Requirement: Reproduce the data exactly and drop any pictures it holds.

Given material:
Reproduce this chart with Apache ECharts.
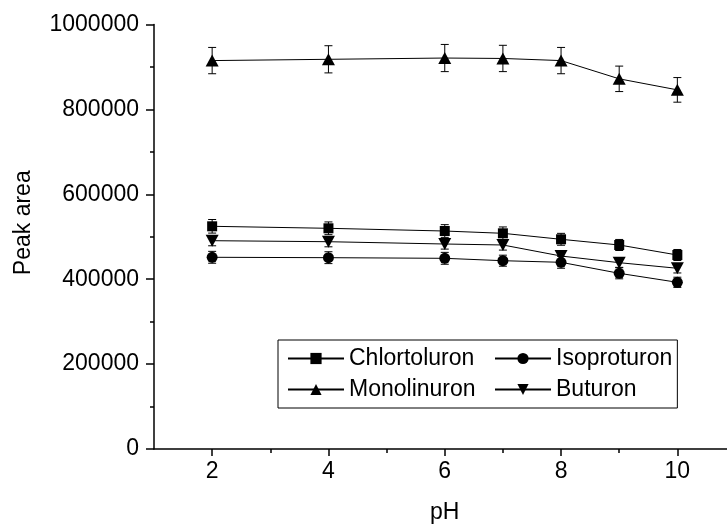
<!DOCTYPE html>
<html>
<head>
<meta charset="utf-8">
<script src="https://cdn.jsdelivr.net/npm/echarts@6/dist/echarts.min.js"></script>
<style>
  html, body { margin: 0; background: #fff; }
  #chart { width: 727px; height: 526px; }
</style>
</head>
<body>
<div id="chart"></div>
<script>
// pH values and peak areas
const phValues = [2, 4, 6, 7, 8, 9, 10];
const chlortoluron = [524600, 519900, 513500, 508100, 494000, 480600, 457000];
const chlortoluronErr = [16000, 15000, 15000, 15000, 14000, 13000, 13000];
const isoproturon = [451600, 450700, 449200, 443600, 439800, 413900, 392700];
const isoproturonErr = [14000, 14000, 14000, 13000, 14000, 13000, 12000];
const monolinuron = [915000, 918000, 921000, 920000, 915000, 872000, 846000];
const monolinuronErr = [31000, 32000, 32000, 31000, 31000, 30000, 29000];
const buturon = [490700, 488300, 482900, 480600, 454600, 438900, 425700];
const buturonErr = [12000, 12000, 12000, 12000, 12000, 11000, 11000];

const xMajorTicks = [2, 4, 6, 8, 10];
const xMinorTicks = [3, 5, 7, 9];

const FONT = "'Liberation Sans', Arial, sans-serif";
const INK = '#000';
const FS = 23;

const chart = echarts.init(document.getElementById('chart'));

function pairs(ys) {
    return phValues.map((x, i) => [x, ys[i]]);
}

function errData(ys, errs) {
    return phValues.map((x, i) => [x, ys[i], errs[i]]);
}

function errorBarItem(params, api) {
    const x = api.value(0), y = api.value(1), e = api.value(2);
    const top = api.coord([x, y + e]);
    const bot = api.coord([x, y - e]);
    const hw = 4;
    const style = { stroke: INK, lineWidth: 1 };
    return {
        type: 'group',
        children: [
            { type: 'line', shape: { x1: top[0], y1: top[1], x2: bot[0], y2: bot[1] }, style },
            { type: 'line', shape: { x1: top[0] - hw, y1: top[1], x2: top[0] + hw, y2: top[1] }, style },
            { type: 'line', shape: { x1: bot[0] - hw, y1: bot[1], x2: bot[0] + hw, y2: bot[1] }, style },
        ],
    };
}

function lineSeries(name, ys, symbol, size, rotate) {
    return {
        name,
        type: 'line',
        data: pairs(ys),
        symbol,
        symbolSize: size,
        symbolRotate: rotate || 0,
        showAllSymbol: true,
        itemStyle: { color: INK },
        lineStyle: { color: INK, width: 1 },
        z: 3,
    };
}

function errSeries(name, ys, errs) {
    return {
        name: name + ' error',
        type: 'custom',
        renderItem: errorBarItem,
        data: errData(ys, errs),
        encode: { x: 0, y: 1 },
        z: 2,
        silent: true,
    };
}

const option = {
    animation: false,
    textStyle: { fontFamily: FONT, color: INK },
    grid: { left: 154, right: -8.5, top: 24.5, bottom: 77, outerBoundsMode: 'none' },
    legend: {
        data: ['Chlortoluron', 'Isoproturon', 'Monolinuron', 'Buturon'],
        left: 278,
        top: 340,
        orient: 'horizontal',
        padding: [7, 5, 7, 9],
        itemGap: 8,
        itemWidth: 56,
        itemHeight: 14,
        borderColor: INK,
        borderWidth: 1,
        formatter: (name) => (name === 'Chlortoluron' || name === 'Monolinuron')
            ? '{c1|' + name + '}' : '{c2|' + name + '}',
        textStyle: {
            fontFamily: FONT,
            fontSize: FS,
            color: INK,
            lineHeight: 22,
            rich: {
                c1: { fontFamily: FONT, fontSize: FS, color: INK, width: 137, lineHeight: 22 },
                c2: { fontFamily: FONT, fontSize: FS, color: INK, lineHeight: 22 },
            },
        },
    },
    xAxis: [{
        type: 'value',
        min: 1,
        max: 11,
        interval: 1,
        name: 'pH',
        nameLocation: 'middle',
        nameGap: 52,
        nameTextStyle: { fontFamily: FONT, fontSize: FS, color: INK },
        splitLine: { show: false },
        axisLine: { lineStyle: { color: INK, width: 1.5 } },
        axisTick: { customValues: xMajorTicks, length: 7, lineStyle: { color: INK, width: 1.5 } },
        axisLabel: { customValues: xMajorTicks, fontFamily: FONT, fontSize: FS, color: INK, margin: 11 },
    }, {
        type: 'value',
        position: 'bottom',
        min: 1,
        max: 11,
        interval: 1,
        splitLine: { show: false },
        axisLine: { show: false },
        axisLabel: { show: false },
        axisTick: { customValues: xMinorTicks, length: 4, lineStyle: { color: INK, width: 1.5 } },
    }],
    yAxis: {
        type: 'value',
        min: 0,
        max: 1000000,
        interval: 200000,
        name: 'Peak area',
        nameLocation: 'middle',
        nameRotate: 90,
        nameGap: 119,
        nameTextStyle: { fontFamily: FONT, fontSize: FS, color: INK, padding: [0, 0, 0, 28] },
        splitLine: { show: false },
        axisLine: { show: true, lineStyle: { color: INK, width: 1.5 } },
        axisTick: { length: 8, lineStyle: { color: INK, width: 1.5 } },
        minorTick: { show: true, splitNumber: 2, length: 4, lineStyle: { color: INK, width: 1.5 } },
        axisLabel: {
            fontFamily: FONT, fontSize: FS, color: INK, margin: 15,
            formatter: (v) => String(v),
        },
    },
    series: [
        errSeries('Chlortoluron', chlortoluron, chlortoluronErr),
        errSeries('Isoproturon', isoproturon, isoproturonErr),
        errSeries('Monolinuron', monolinuron, monolinuronErr),
        errSeries('Buturon', buturon, buturonErr),
        lineSeries('Chlortoluron', chlortoluron, 'rect', 10),
        lineSeries('Isoproturon', isoproturon, 'circle', 11),
        lineSeries('Monolinuron', monolinuron, 'triangle', [13, 12]),
        lineSeries('Buturon', buturon, 'triangle', [13, 12], 180),
    ],
};

chart.setOption(option);
</script>
</body>
</html>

Task answer:
Reproduce this chart with Apache ECharts.
<!DOCTYPE html>
<html>
<head>
<meta charset="utf-8">
<script src="https://cdn.jsdelivr.net/npm/echarts@6/dist/echarts.min.js"></script>
<style>
  html, body { margin: 0; background: #fff; }
  #chart { width: 727px; height: 526px; }
</style>
</head>
<body>
<div id="chart"></div>
<script>
// pH values and peak areas
const phValues = [2, 4, 6, 7, 8, 9, 10];
const chlortoluron = [524600, 519900, 513500, 508100, 494000, 480600, 457000];
const chlortoluronErr = [16000, 15000, 15000, 15000, 14000, 13000, 13000];
const isoproturon = [451600, 450700, 449200, 443600, 439800, 413900, 392700];
const isoproturonErr = [14000, 14000, 14000, 13000, 14000, 13000, 12000];
const monolinuron = [915000, 918000, 921000, 920000, 915000, 872000, 846000];
const monolinuronErr = [31000, 32000, 32000, 31000, 31000, 30000, 29000];
const buturon = [490700, 488300, 482900, 480600, 454600, 438900, 425700];
const buturonErr = [12000, 12000, 12000, 12000, 12000, 11000, 11000];

const xMajorTicks = [2, 4, 6, 8, 10];
const xMinorTicks = [3, 5, 7, 9];

const FONT = "'Liberation Sans', Arial, sans-serif";
const INK = '#000';
const FS = 23;

const chart = echarts.init(document.getElementById('chart'));

function pairs(ys) {
    return phValues.map((x, i) => [x, ys[i]]);
}

function errData(ys, errs) {
    return phValues.map((x, i) => [x, ys[i], errs[i]]);
}

function errorBarItem(params, api) {
    const x = api.value(0), y = api.value(1), e = api.value(2);
    const top = api.coord([x, y + e]);
    const bot = api.coord([x, y - e]);
    const hw = 4;
    const style = { stroke: INK, lineWidth: 1 };
    return {
        type: 'group',
        children: [
            { type: 'line', shape: { x1: top[0], y1: top[1], x2: bot[0], y2: bot[1] }, style },
            { type: 'line', shape: { x1: top[0] - hw, y1: top[1], x2: top[0] + hw, y2: top[1] }, style },
            { type: 'line', shape: { x1: bot[0] - hw, y1: bot[1], x2: bot[0] + hw, y2: bot[1] }, style },
        ],
    };
}

function lineSeries(name, ys, symbol, size, rotate) {
    return {
        name,
        type: 'line',
        data: pairs(ys),
        symbol,
        symbolSize: size,
        symbolRotate: rotate || 0,
        showAllSymbol: true,
        itemStyle: { color: INK },
        lineStyle: { color: INK, width: 1 },
        z: 3,
    };
}

function errSeries(name, ys, errs) {
    return {
        name: name + ' error',
        type: 'custom',
        renderItem: errorBarItem,
        data: errData(ys, errs),
        encode: { x: 0, y: 1 },
        z: 2,
        silent: true,
    };
}

const option = {
    animation: false,
    textStyle: { fontFamily: FONT, color: INK },
    grid: { left: 154, right: -8.5, top: 24.5, bottom: 77, outerBoundsMode: 'none' },
    legend: {
        data: ['Chlortoluron', 'Isoproturon', 'Monolinuron', 'Buturon'],
        left: 278,
        top: 340,
        orient: 'horizontal',
        padding: [7, 5, 7, 9],
        itemGap: 8,
        itemWidth: 56,
        itemHeight: 14,
        borderColor: INK,
        borderWidth: 1,
        formatter: (name) => (name === 'Chlortoluron' || name === 'Monolinuron')
            ? '{c1|' + name + '}' : '{c2|' + name + '}',
        textStyle: {
            fontFamily: FONT,
            fontSize: FS,
            color: INK,
            lineHeight: 22,
            rich: {
                c1: { fontFamily: FONT, fontSize: FS, color: INK, width: 137, lineHeight: 22 },
                c2: { fontFamily: FONT, fontSize: FS, color: INK, lineHeight: 22 },
            },
        },
    },
    xAxis: [{
        type: 'value',
        min: 1,
        max: 11,
        interval: 1,
        name: 'pH',
        nameLocation: 'middle',
        nameGap: 52,
        nameTextStyle: { fontFamily: FONT, fontSize: FS, color: INK },
        splitLine: { show: false },
        axisLine: { lineStyle: { color: INK, width: 1.5 } },
        axisTick: { customValues: xMajorTicks, length: 7, lineStyle: { color: INK, width: 1.5 } },
        axisLabel: { customValues: xMajorTicks, fontFamily: FONT, fontSize: FS, color: INK, margin: 11 },
    }, {
        type: 'value',
        position: 'bottom',
        min: 1,
        max: 11,
        interval: 1,
        splitLine: { show: false },
        axisLine: { show: false },
        axisLabel: { show: false },
        axisTick: { customValues: xMinorTicks, length: 4, lineStyle: { color: INK, width: 1.5 } },
    }],
    yAxis: {
        type: 'value',
        min: 0,
        max: 1000000,
        interval: 200000,
        name: 'Peak area',
        nameLocation: 'middle',
        nameRotate: 90,
        nameGap: 119,
        nameTextStyle: { fontFamily: FONT, fontSize: FS, color: INK, padding: [0, 0, 0, 28] },
        splitLine: { show: false },
        axisLine: { show: true, lineStyle: { color: INK, width: 1.5 } },
        axisTick: { length: 8, lineStyle: { color: INK, width: 1.5 } },
        minorTick: { show: true, splitNumber: 2, length: 4, lineStyle: { color: INK, width: 1.5 } },
        axisLabel: {
            fontFamily: FONT, fontSize: FS, color: INK, margin: 15,
            formatter: (v) => String(v),
        },
    },
    series: [
        errSeries('Chlortoluron', chlortoluron, chlortoluronErr),
        errSeries('Isoproturon', isoproturon, isoproturonErr),
        errSeries('Monolinuron', monolinuron, monolinuronErr),
        errSeries('Buturon', buturon, buturonErr),
        lineSeries('Chlortoluron', chlortoluron, 'rect', 10),
        lineSeries('Isoproturon', isoproturon, 'circle', 11),
        lineSeries('Monolinuron', monolinuron, 'triangle', [13, 12]),
        lineSeries('Buturon', buturon, 'triangle', [13, 12], 180),
    ],
};

chart.setOption(option);
</script>
</body>
</html>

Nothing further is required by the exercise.